Liverpool Sound and Vision Rating 9/10
To create poetry without a lyric is perhaps the hardest lesson to master; to place trust in each note without the guiding spectre a hand in which to offer anything like a suggestion, a hint or even a warning of the possible intimate nature of the song, is simply a thrill for the palate and makes the brain work overtime as it concocts its own special melody.
Poetry without a lyric, if it is good enough for the celestial dance between the Earth, the Sun and the Heavens, the rolling oceans and the unspoken bond between two lovers then it is good enough to turn the humblest and enjoyable of musicians into bards and for John Chatterton, being a player on the stage, the modest, the unpretentious deliverer of musical exploits, that poetry is heightened in the haunting refrain that grips the heart with love in Rest In Place.

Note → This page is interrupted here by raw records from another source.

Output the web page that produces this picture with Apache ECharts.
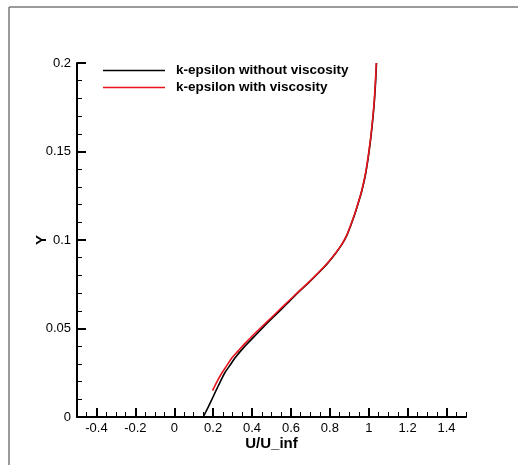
<!DOCTYPE html>
<html>
<head>
<meta charset="utf-8">
<script src="https://cdn.jsdelivr.net/npm/echarts@6/dist/echarts.min.js"></script>
<style>
  html, body { margin: 0; padding: 0; background: #fff; }
  #chart { width: 518px; height: 465px; }
</style>
</head>
<body>
<div id="chart"></div>
<script>
// Velocity profiles U/U_inf versus wall distance Y
var seriesNames = ['k-epsilon without viscosity', 'k-epsilon with viscosity'];

var noViscU = [0.149, 0.172, 0.192, 0.215, 0.237, 0.26, 0.285, 0.31, 0.343, 0.377, 0.42, 0.46, 0.507, 0.55, 0.593, 0.64, 0.69, 0.74, 0.79, 0.83, 0.862, 0.885, 0.905, 0.925, 0.945, 0.965, 0.985, 1.003, 1.017, 1.028, 1.035, 1.04];
var noViscY = [0.0, 0.005, 0.0096, 0.015, 0.02, 0.025, 0.029, 0.033, 0.0375, 0.0416, 0.0465, 0.051, 0.0562, 0.0608, 0.0655, 0.0707, 0.0758, 0.0812, 0.087, 0.0925, 0.0975, 0.102, 0.1075, 0.1135, 0.1205, 0.128, 0.138, 0.151, 0.164, 0.177, 0.189, 0.2];

var viscU = [0.197, 0.22, 0.244, 0.27, 0.295, 0.33, 0.364, 0.405, 0.45, 0.5, 0.545, 0.59, 0.638, 0.688, 0.738, 0.788, 0.829, 0.861, 0.884, 0.904, 0.924, 0.944, 0.964, 0.984, 1.002, 1.016, 1.027, 1.034, 1.039];
var viscY = [0.0149, 0.02, 0.0247, 0.029, 0.0332, 0.0375, 0.0416, 0.0462, 0.051, 0.0562, 0.061, 0.0657, 0.0707, 0.0758, 0.0812, 0.087, 0.0925, 0.0975, 0.102, 0.1075, 0.1135, 0.1205, 0.128, 0.138, 0.151, 0.164, 0.177, 0.189, 0.2];

var xMajorTicks = [-0.4, -0.2, 0, 0.2, 0.4, 0.6, 0.8, 1, 1.2, 1.4];
var yMajorTicks = [0, 0.05, 0.1, 0.15, 0.2];

function pairs(xs, ys) {
  return xs.map(function (x, i) { return [x, ys[i]]; });
}

var fontFamily = 'Liberation Sans, Arial, sans-serif';
var nameFont = { color: '#000', fontFamily: fontFamily, fontSize: 15, fontWeight: 'bold' };
var axisStroke = { show: true, onZero: false, lineStyle: { color: '#000', width: 2 } };
var hiddenLine = { show: false, onZero: false };

var chart = echarts.init(document.getElementById('chart'), null, { renderer: 'canvas' });
chart.setOption({
  backgroundColor: '#fff',
  animation: false,
  graphic: [
    { type: 'line', shape: { x1: 9, y1: 7, x2: 9, y2: 465 }, style: { stroke: '#7a7a7a', lineWidth: 1.5 } },
    { type: 'line', shape: { x1: 9, y1: 7, x2: 518, y2: 7 }, style: { stroke: '#7a7a7a', lineWidth: 1.5 } }
  ],
  grid: { left: 77, right: 52, top: 63, bottom: 48 },
  legend: {
    orient: 'vertical',
    left: 103,
    top: 63,
    padding: 0,
    icon: 'rect',
    itemWidth: 62,
    itemHeight: 1.5,
    itemGap: 2,
    data: seriesNames,
    textStyle: { color: '#000', fontFamily: fontFamily, fontSize: 13.5, fontWeight: 'bold', lineHeight: 15, padding: [0, 0, 0, 6] }
  },
  xAxis: [
    {
      type: 'value', min: -0.5, max: 1.5, interval: 0.05,
      name: 'U/U_inf', nameLocation: 'middle', nameGap: 19, nameMoveOverlap: false, nameTextStyle: nameFont,
      axisLine: axisStroke,
      axisTick: { show: true, inside: true, length: 5, lineStyle: { color: '#000', width: 1 } },
      axisLabel: { customValues: xMajorTicks, margin: 5, color: '#000', fontFamily: fontFamily, fontSize: 13 },
      splitLine: { show: false }
    },
    {
      type: 'value', min: -0.5, max: 1.5, position: 'bottom',
      axisLine: hiddenLine,
      axisTick: { show: true, inside: true, length: 9, customValues: xMajorTicks, lineStyle: { color: '#000', width: 2 } },
      axisLabel: { show: false },
      splitLine: { show: false }
    }
  ],
  yAxis: [
    {
      type: 'value', min: 0, max: 0.2, interval: 0.01,
      name: 'Y', nameLocation: 'middle', nameGap: 28, nameMoveOverlap: false, nameRotate: 90, nameTextStyle: nameFont,
      axisLine: axisStroke,
      axisTick: { show: true, inside: true, length: 5, lineStyle: { color: '#000', width: 1 } },
      axisLabel: { customValues: yMajorTicks, margin: 6, color: '#000', fontFamily: fontFamily, fontSize: 13 },
      splitLine: { show: false }
    },
    {
      type: 'value', min: 0, max: 0.2, position: 'left',
      axisLine: hiddenLine,
      axisTick: { show: true, inside: true, length: 9, customValues: yMajorTicks, lineStyle: { color: '#000', width: 2 } },
      axisLabel: { show: false },
      splitLine: { show: false }
    }
  ],
  series: [
    {
      name: seriesNames[0], type: 'line', xAxisIndex: 0, yAxisIndex: 0,
      data: pairs(noViscU, noViscY), smooth: 0.3, symbol: 'none',
      lineStyle: { color: '#000', width: 1.6 }, itemStyle: { color: '#000' }
    },
    {
      name: seriesNames[1], type: 'line', xAxisIndex: 0, yAxisIndex: 0,
      data: pairs(viscU, viscY), smooth: 0.3, symbol: 'none',
      lineStyle: { color: '#e8141c', width: 1.6 }, itemStyle: { color: '#e8141c' }
    }
  ]
});
</script>
</body>
</html>
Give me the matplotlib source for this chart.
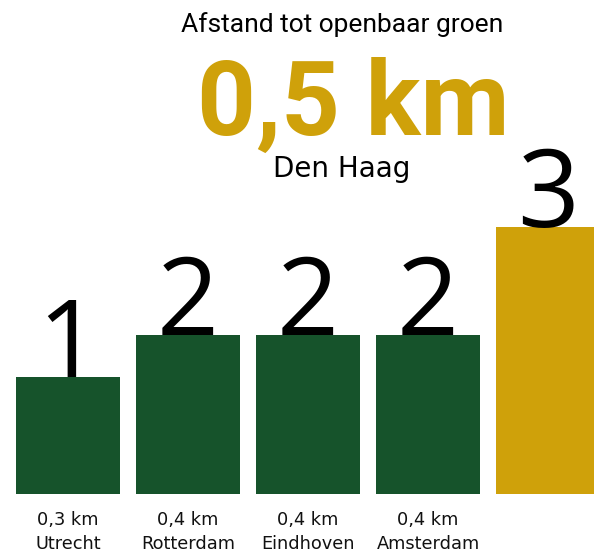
import matplotlib
matplotlib.use("Agg")
import matplotlib.pyplot as plt

# data
cities = ["Utrecht", "Rotterdam", "Eindhoven", "Amsterdam", "Den Haag"]
distances = ["0,3 km", "0,4 km", "0,4 km", "0,4 km", "0,5 km"]
ranks = [1, 2, 2, 2, 3]
podium_height = [1.17, 1.59, 1.59, 1.59, 2.67]
highlight = "Den Haag"

GREEN = "#16532b"
GOLD = "#cfa10a"

plt.rcParams["font.family"] = ["Roboto", "DejaVu Sans"]

fig = plt.figure(figsize=(5.94, 5.52), dpi=100)
ax = fig.add_axes([0, 1 - 494 / 552, 1, 494 / 552])

x = list(range(len(cities)))
colors = [GOLD if c == highlight else GREEN for c in cities]
ax.bar(x, podium_height, width=0.867, color=colors)

# rank numbers sitting on top of each podium block
for xi, h, r in zip(x, podium_height, ranks):
    ax.text(xi, h, str(r), ha="center", va="baseline", fontsize=78,
            family="Open Sans", color="black", clip_on=False)

ax.set_xlim(-0.567, 4.383)
ax.set_ylim(0, 4.94)
labels = [f"{d}\n{c}" if c != highlight else "" for d, c in zip(distances, cities)]
ax.set_xticks(x)
ax.set_xticklabels(labels, fontsize=12.8, linespacing=1.4, color="#111111",
                   family="DejaVu Sans")
ax.tick_params(axis="x", length=0, pad=12.5)
ax.set_yticks([])
for s in ax.spines.values():
    s.set_visible(False)

# header for the highlighted city
i = cities.index(highlight)
fig.text(342 / 594, 1 - 32 / 552, "Afstand tot openbaar groen", ha="center",
         va="baseline", fontsize=19, color="black")
fig.text(353 / 594, 1 - 135 / 552, distances[i], ha="center", va="baseline",
         fontsize=74, fontweight="semibold", color=GOLD)
fig.text(342 / 594, 1 - 177 / 552, cities[i], ha="center", va="baseline",
         fontsize=20, family="DejaVu Sans", color="black")

fig.savefig("out.png", dpi=100)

The lyrics may be missing but they suggest themselves perfectly as the notes become embroiled in telling the story. Being an instrumental they could mean anything, they could suggest a multitude of different aspects to the world but somewhere as each note takes hold it feels as if somewhere in the desert a lonely man picks up the scent of fulfilment, of hope and follows it with his pistol cocked ready, his horse weary from the travels before, now on full readiness to ride the wind in search of optimism and the guitar that has laid dormant and silent for many months now a moment of expectation in the world.

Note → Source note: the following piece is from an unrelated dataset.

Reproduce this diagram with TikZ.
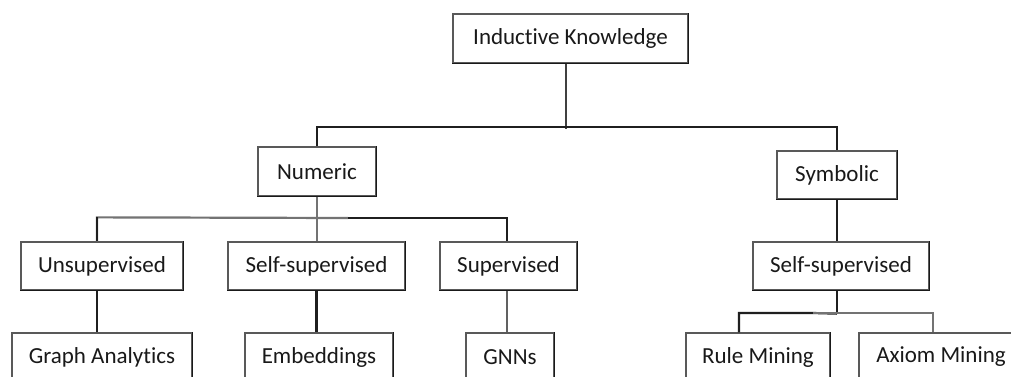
\documentclass[tikz,border=0pt]{standalone}
\usepackage{fontspec}
\setmainfont[RawFeature={-liga;-clig;-calt;-dlig}]{Carlito}
\begin{document}
\begin{tikzpicture}[x=1pt,y=1pt,
  box/.style={draw=black!65, line width=1.3pt, fill=white, inner sep=0pt,
    font=\fontsize{23}{27}\selectfont, text=black!90},
  wire/.style={draw=black!88, line width=2.2pt},
  wiregray/.style={draw=black!55, line width=2.2pt},
  edge/.style={draw=black!90, line width=1.6pt}]
\useasboundingbox (0,0) rectangle (1011,-376);
\clip (0,0) rectangle (1011,-376);
\fill[white] (0,0) rectangle (1011,-376);

% root
\node[box, minimum width=235, minimum height=49] (ik) at (570.5,-38.5) {Induc{}tive Knowledge};
% second level
\node[box, minimum width=118, minimum height=49] (num) at (317,-171.5) {Numeric};
\node[box, minimum width=120, minimum height=48] (sym) at (837,-175) {Symbolic};
% third level
\node[box, minimum width=162, minimum height=48] (uns) at (102,-266) {Unsupervised};
\node[box, minimum width=177, minimum height=48] (ssn) at (316.5,-266) {Self-supervised};
\node[box, minimum width=137, minimum height=48] (sup) at (508.5,-266) {Supervised};
\node[box, minimum width=176, minimum height=48] (sss) at (841,-266) {Self-supervised};
% leaves
\node[box, minimum width=180, minimum height=48] (ga) at (102,-357) {Graph Analyt{}ics};
\node[box, minimum width=148, minimum height=48] (emb) at (319,-357) {Embeddings};
\node[box, minimum width=88, minimum height=48] (gnn) at (510,-357) {GNNs};
\node[box, minimum width=144, minimum height=48] (rm) at (758,-357) {Rule Mining};
\node[box, minimum width=164, minimum height=48] (am) at (941,-357) {Axiom Mining};

% darker right and bottom edges of the boxes
\foreach \n in {ik,num,sym,uns,ssn,sup,sss,ga,emb,gnn,rm,am}
  \draw[edge] (\n.north east) -- (\n.south east) -- (\n.south west);

% root to Numeric / Symbolic
\draw[wire, draw=black!75] ([xshift=-4.5]ik.south) -- ++(0,-65);
\draw[wire] (num.north) -- ++(0,19) -| (sym.north);

% Numeric to its three branches
\draw[wiregray] (num.south) -- (num.south |- ssn.north);
\draw[wiregray] ([xshift=-5]uns.north) -- ++(0,24) -- (348,-218);
\draw[wire] (348,-218) -| ([xshift=-1.5]sup.north);
\draw[wire] ([xshift=-5]uns.north) -- ++(0,24);

% third level to leaves
\draw[wire] ([xshift=-5]uns.south) -- ([xshift=-5]uns.south |- ga.north);
\draw[wire] (ssn.south) -- (ssn.south |- emb.north);
\draw[wiregray, draw=black!62] ([xshift=-1.5]sup.south) -- ([xshift=-1.5]sup.south |- gnn.north);

% Symbolic branch
\draw[wire] (sym.south) -- (sym.south |- sss.north);
\draw[wire] ([xshift=-4]sss.south) -- ++(0,-23) coordinate (j);
\draw[wire] (j) -- (813,-313) -| ([xshift=-19]rm.north);
\draw[wiregray] (813,-313) -| ([xshift=-8]am.north);
\end{tikzpicture}
\end{document}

A story can come out of anything and John Chatterton provides that blank sheet with the anticipation of a muse, the flowering ideas as the music hangs in the air is enough to make the heart swell and the blood pump with faith; it is the story of Rest In Place, the somnolent given impetuous to ride on.
Aided by his son Mike Chatterton, John brings a moment of clarity to the occasion and it is to be viewed as arguably one of his finest pieces of recorded music captured for the acoustic scene. Brilliant, adept and crushingly real, Rest In Place is a bird of paradise.